**Entries with chart source code**
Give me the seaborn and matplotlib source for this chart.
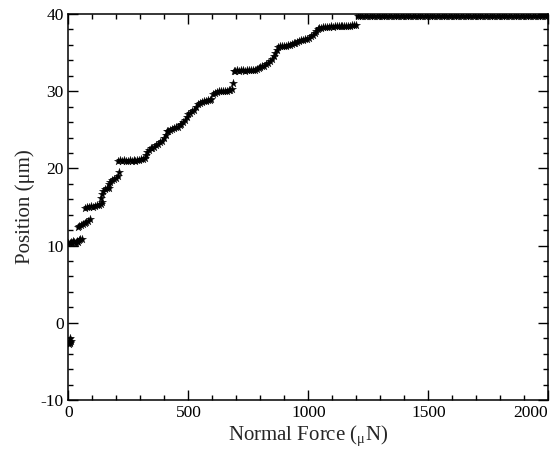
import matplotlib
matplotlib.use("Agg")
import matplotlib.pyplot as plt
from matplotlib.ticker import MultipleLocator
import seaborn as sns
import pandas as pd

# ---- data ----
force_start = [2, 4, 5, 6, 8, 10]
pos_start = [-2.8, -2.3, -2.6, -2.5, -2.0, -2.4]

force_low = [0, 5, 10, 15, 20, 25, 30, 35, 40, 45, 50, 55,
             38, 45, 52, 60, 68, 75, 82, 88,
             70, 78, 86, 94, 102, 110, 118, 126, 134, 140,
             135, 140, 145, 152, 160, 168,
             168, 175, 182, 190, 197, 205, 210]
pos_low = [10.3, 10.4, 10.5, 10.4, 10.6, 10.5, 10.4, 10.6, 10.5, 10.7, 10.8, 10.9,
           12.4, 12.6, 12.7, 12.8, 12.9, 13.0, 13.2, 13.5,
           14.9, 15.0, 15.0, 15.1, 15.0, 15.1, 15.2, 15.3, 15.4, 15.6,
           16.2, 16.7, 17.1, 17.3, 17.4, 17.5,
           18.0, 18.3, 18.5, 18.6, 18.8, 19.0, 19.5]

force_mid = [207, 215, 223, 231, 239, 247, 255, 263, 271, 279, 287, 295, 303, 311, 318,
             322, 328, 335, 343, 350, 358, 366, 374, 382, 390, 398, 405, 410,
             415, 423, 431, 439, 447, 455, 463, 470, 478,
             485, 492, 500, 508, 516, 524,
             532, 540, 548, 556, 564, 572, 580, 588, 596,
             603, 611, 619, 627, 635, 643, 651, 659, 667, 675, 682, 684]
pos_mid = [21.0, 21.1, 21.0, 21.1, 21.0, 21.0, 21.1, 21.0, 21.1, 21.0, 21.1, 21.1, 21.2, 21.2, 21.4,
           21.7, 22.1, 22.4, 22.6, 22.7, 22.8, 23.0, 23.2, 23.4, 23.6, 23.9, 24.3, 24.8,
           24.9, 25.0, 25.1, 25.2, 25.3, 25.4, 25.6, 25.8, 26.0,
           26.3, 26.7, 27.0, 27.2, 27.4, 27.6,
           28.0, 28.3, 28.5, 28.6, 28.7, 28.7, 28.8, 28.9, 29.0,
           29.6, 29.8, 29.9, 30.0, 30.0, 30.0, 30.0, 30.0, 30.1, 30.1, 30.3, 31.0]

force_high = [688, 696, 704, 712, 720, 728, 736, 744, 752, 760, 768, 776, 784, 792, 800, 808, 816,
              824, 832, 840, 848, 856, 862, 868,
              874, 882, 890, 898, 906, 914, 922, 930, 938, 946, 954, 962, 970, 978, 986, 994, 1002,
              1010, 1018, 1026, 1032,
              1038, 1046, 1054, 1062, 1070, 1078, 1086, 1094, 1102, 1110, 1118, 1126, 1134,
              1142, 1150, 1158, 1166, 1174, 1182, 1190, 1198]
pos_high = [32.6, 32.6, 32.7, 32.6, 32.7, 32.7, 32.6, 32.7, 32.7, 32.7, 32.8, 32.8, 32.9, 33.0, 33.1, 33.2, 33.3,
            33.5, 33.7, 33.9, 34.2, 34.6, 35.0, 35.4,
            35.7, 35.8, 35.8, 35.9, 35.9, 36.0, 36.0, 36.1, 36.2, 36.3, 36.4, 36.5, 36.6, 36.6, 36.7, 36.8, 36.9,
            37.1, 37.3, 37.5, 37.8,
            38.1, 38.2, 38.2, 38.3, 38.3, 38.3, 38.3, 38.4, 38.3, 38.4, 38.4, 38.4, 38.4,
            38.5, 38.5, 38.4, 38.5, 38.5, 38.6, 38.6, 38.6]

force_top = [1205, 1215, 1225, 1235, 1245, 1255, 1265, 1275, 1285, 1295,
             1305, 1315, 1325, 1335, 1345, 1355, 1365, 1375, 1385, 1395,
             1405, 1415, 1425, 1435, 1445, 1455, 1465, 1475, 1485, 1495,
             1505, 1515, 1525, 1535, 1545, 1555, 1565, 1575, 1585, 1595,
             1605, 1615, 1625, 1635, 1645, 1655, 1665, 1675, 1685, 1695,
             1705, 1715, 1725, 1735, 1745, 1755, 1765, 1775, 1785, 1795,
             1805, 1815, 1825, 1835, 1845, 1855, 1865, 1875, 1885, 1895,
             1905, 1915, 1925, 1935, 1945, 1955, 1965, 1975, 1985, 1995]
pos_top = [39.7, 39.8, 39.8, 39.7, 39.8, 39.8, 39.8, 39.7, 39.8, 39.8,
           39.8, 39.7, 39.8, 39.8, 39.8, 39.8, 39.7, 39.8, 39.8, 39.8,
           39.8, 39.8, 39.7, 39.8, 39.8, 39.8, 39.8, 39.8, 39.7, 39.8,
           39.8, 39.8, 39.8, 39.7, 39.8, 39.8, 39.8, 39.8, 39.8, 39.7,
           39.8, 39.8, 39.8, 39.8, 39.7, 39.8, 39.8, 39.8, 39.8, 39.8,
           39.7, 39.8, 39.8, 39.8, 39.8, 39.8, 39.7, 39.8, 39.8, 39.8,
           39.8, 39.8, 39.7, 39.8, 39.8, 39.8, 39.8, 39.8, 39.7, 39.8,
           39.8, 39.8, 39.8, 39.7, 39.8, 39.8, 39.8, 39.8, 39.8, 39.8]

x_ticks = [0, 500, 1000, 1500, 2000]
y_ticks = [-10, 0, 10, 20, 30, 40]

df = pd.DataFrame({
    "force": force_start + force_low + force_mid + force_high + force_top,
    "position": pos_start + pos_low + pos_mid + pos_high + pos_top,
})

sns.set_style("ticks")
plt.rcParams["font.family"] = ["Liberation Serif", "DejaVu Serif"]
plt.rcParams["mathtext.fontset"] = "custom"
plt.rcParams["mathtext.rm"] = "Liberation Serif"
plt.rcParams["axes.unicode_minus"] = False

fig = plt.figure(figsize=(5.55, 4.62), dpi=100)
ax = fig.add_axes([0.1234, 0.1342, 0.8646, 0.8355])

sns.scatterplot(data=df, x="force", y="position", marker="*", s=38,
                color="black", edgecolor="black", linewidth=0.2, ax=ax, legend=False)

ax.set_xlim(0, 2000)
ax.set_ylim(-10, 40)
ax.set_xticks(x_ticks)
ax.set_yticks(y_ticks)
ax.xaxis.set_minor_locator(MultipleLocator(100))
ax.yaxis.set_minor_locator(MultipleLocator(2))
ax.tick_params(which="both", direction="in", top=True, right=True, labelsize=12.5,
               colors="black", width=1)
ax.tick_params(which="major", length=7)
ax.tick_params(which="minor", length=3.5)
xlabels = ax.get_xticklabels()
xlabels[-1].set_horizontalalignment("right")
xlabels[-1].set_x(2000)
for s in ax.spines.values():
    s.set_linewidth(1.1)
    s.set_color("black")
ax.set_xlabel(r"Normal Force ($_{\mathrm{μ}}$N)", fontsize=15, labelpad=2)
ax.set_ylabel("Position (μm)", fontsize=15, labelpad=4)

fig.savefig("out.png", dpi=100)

--

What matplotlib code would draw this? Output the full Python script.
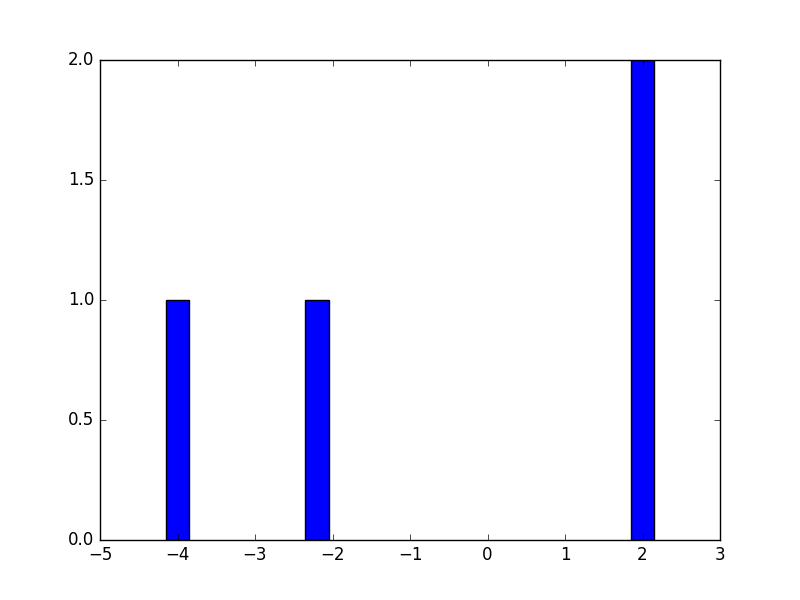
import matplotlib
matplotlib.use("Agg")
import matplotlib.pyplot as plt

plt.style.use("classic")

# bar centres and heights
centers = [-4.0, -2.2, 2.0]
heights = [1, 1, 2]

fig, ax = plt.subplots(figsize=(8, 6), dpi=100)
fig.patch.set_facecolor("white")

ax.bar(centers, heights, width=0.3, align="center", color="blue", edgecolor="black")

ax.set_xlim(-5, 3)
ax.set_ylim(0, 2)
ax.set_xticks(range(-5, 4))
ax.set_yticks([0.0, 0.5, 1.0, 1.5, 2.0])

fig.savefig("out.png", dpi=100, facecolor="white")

**YOUR OBJECTIVE**
In the listing above, find the line containing "Give me the" and the line containing "pos_start = [-2.8, -2.3, -2.6, -2.5, -2.0, -2.4]", then output those two lines and everything between them exactly as written, without the images.

**EXERCISE SOLUTION**
Give me the seaborn and matplotlib source for this chart.
import matplotlib
matplotlib.use("Agg")
import matplotlib.pyplot as plt
from matplotlib.ticker import MultipleLocator
import seaborn as sns
import pandas as pd

# ---- data ----
force_start = [2, 4, 5, 6, 8, 10]
pos_start = [-2.8, -2.3, -2.6, -2.5, -2.0, -2.4]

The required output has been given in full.